'''

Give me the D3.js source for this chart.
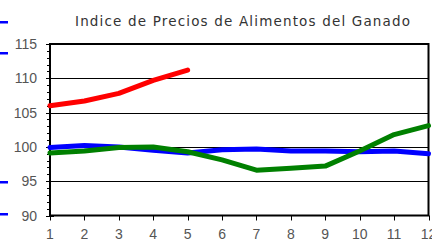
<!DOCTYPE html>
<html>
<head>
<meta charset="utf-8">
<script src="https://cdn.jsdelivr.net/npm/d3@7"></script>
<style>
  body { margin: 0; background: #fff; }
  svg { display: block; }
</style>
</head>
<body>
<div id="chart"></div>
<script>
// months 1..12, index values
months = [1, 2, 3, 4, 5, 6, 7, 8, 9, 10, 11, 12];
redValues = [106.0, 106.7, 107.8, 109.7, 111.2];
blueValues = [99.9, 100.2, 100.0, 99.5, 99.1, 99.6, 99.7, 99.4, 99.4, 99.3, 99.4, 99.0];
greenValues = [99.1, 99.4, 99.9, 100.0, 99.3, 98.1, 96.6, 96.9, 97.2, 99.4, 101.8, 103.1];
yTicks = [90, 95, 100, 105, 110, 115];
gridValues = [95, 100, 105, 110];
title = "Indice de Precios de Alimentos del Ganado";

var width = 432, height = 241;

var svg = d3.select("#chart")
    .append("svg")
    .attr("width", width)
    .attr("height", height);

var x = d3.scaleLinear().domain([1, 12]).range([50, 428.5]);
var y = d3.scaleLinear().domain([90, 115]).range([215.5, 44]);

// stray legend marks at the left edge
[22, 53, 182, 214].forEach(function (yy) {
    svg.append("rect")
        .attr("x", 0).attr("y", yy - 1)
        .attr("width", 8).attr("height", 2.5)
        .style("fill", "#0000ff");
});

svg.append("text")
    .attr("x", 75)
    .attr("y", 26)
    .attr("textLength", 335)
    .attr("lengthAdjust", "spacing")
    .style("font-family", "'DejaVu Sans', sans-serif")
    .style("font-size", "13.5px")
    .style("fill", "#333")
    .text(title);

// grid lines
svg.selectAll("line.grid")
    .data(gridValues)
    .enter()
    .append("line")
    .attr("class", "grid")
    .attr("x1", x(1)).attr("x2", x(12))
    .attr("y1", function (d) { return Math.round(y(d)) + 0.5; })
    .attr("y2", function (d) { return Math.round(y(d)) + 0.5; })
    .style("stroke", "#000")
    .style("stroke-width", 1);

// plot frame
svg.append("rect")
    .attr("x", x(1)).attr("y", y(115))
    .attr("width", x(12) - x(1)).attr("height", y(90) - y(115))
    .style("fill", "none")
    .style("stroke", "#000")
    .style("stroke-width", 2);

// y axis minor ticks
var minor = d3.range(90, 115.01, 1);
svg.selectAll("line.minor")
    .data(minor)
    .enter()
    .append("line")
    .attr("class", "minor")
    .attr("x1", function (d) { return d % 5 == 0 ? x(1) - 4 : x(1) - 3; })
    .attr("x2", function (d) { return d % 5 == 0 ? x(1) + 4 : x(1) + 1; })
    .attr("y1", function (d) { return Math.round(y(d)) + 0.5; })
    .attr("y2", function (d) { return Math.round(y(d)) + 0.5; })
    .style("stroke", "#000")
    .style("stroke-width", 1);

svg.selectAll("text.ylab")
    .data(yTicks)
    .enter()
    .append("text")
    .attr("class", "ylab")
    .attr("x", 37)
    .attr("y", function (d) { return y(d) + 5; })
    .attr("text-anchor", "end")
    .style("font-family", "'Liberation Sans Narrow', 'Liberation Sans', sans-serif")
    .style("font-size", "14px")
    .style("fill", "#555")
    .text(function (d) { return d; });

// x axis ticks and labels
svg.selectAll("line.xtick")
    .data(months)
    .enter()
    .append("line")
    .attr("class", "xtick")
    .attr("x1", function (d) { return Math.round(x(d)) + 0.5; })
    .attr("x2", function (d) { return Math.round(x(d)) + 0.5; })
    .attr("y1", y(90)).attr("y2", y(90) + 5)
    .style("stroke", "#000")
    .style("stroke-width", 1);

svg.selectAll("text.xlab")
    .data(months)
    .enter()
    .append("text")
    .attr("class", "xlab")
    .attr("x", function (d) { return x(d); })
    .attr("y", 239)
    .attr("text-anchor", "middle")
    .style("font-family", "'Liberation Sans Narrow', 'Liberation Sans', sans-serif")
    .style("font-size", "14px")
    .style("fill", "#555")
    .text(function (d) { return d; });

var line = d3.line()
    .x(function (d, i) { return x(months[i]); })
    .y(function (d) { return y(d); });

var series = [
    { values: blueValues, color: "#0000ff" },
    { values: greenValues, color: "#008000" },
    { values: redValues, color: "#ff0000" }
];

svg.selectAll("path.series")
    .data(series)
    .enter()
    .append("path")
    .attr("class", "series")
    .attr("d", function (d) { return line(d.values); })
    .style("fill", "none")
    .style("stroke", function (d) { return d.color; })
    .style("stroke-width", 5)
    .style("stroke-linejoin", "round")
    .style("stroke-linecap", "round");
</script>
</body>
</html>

'''

• _Task requirements_
Leave out the pictures and restate, word for word, the lines from the top of the data through the line containing "var width = 432, height = 241;", both included.

• _Output below_
Give me the D3.js source for this chart.
<!DOCTYPE html>
<html>
<head>
<meta charset="utf-8">
<script src="https://cdn.jsdelivr.net/npm/d3@7"></script>
<style>
  body { margin: 0; background: #fff; }
  svg { display: block; }
</style>
</head>
<body>
<div id="chart"></div>
<script>
// months 1..12, index values
months = [1, 2, 3, 4, 5, 6, 7, 8, 9, 10, 11, 12];
redValues = [106.0, 106.7, 107.8, 109.7, 111.2];
blueValues = [99.9, 100.2, 100.0, 99.5, 99.1, 99.6, 99.7, 99.4, 99.4, 99.3, 99.4, 99.0];
greenValues = [99.1, 99.4, 99.9, 100.0, 99.3, 98.1, 96.6, 96.9, 97.2, 99.4, 101.8, 103.1];
yTicks = [90, 95, 100, 105, 110, 115];
gridValues = [95, 100, 105, 110];
title = "Indice de Precios de Alimentos del Ganado";

var width = 432, height = 241;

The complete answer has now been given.